Work to do
Copy whichever lines contain the string "script".

--- START Input ---

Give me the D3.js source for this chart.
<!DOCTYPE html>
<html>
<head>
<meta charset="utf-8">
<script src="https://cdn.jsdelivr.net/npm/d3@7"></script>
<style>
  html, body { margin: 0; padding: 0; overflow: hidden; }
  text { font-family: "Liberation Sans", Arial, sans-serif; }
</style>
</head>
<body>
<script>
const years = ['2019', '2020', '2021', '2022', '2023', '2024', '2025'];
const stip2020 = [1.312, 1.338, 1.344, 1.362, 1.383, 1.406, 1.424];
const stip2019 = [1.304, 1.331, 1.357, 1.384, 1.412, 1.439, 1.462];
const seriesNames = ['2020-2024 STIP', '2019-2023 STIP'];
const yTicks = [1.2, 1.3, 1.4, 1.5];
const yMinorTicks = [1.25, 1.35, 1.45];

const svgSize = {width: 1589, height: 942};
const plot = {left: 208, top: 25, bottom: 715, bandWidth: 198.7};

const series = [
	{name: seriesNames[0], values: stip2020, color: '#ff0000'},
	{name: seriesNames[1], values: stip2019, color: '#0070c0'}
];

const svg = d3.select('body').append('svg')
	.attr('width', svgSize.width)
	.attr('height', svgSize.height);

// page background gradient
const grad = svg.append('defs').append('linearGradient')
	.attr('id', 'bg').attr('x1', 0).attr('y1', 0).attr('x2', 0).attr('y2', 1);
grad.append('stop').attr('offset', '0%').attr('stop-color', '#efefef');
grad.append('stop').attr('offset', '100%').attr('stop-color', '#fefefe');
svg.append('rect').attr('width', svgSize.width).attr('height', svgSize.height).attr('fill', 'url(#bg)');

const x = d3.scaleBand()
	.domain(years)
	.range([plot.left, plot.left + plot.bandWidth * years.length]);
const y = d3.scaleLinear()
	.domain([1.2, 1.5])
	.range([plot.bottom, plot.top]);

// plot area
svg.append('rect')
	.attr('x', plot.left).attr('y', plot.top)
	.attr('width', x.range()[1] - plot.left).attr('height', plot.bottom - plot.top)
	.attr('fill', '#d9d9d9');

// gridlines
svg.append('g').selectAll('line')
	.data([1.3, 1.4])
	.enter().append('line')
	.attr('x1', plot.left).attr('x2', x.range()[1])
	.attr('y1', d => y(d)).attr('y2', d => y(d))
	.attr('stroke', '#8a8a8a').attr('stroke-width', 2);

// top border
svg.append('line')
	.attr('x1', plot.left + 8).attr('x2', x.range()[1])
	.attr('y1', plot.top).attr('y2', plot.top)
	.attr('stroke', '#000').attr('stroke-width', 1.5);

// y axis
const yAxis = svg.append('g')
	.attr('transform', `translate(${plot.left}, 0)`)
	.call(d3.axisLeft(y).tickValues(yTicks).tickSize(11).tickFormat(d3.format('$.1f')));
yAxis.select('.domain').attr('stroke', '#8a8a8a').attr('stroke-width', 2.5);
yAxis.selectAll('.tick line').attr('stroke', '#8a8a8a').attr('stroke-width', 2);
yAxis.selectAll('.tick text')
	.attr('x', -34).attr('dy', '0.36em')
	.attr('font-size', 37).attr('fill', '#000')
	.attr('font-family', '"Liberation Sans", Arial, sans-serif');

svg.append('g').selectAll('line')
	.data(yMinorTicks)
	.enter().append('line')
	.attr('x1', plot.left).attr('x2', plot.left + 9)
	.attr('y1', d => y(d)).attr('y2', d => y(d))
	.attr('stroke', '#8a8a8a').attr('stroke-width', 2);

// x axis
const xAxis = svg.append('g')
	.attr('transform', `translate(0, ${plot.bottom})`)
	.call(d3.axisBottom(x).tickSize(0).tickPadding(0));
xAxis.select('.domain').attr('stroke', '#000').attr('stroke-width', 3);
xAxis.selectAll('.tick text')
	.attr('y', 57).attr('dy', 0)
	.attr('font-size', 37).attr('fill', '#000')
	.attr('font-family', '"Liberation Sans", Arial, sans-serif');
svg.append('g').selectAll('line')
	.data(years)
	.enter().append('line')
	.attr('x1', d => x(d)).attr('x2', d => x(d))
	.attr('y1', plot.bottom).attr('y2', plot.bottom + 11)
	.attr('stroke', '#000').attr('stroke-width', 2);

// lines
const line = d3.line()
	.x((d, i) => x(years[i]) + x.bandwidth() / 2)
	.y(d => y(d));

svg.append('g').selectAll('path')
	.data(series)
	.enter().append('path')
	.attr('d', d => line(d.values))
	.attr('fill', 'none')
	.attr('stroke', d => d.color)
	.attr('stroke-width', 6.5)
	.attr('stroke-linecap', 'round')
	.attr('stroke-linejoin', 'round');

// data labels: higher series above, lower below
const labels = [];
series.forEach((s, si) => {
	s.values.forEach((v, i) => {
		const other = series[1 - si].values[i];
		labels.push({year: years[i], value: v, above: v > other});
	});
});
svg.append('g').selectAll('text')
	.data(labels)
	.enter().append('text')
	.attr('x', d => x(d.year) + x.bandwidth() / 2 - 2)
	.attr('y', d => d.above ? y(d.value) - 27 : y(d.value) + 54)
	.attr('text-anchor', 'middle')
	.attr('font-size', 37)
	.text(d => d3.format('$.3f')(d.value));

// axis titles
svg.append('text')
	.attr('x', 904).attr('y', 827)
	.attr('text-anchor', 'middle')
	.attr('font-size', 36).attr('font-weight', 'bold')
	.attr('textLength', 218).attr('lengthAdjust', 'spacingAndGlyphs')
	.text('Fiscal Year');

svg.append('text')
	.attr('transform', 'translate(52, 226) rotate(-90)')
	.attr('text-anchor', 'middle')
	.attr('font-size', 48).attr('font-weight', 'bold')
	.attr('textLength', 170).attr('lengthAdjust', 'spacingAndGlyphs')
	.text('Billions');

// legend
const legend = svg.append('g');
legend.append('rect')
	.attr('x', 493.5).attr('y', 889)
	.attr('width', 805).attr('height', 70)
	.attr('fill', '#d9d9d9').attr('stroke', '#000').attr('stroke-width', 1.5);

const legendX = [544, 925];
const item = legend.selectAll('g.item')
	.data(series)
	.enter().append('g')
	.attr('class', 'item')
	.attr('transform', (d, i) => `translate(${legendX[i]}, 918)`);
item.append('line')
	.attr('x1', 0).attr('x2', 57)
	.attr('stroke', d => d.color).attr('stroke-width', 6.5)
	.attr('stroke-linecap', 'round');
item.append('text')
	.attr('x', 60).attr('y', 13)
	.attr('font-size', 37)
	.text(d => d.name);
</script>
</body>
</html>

--- END Input ---
--- START Input ---

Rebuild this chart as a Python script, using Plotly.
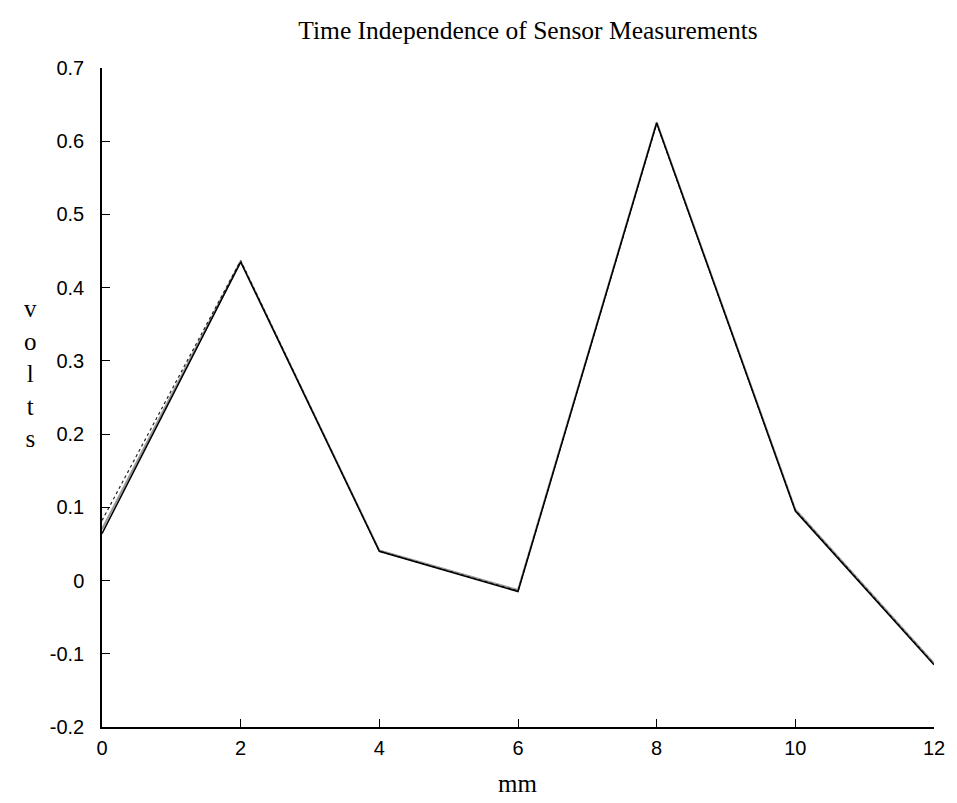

--- END Input ---

Written solution
<script src="https://cdn.jsdelivr.net/npm/d3@7"></script>
<script>
</script>
Rebuild this chart as a Python script, using Plotly.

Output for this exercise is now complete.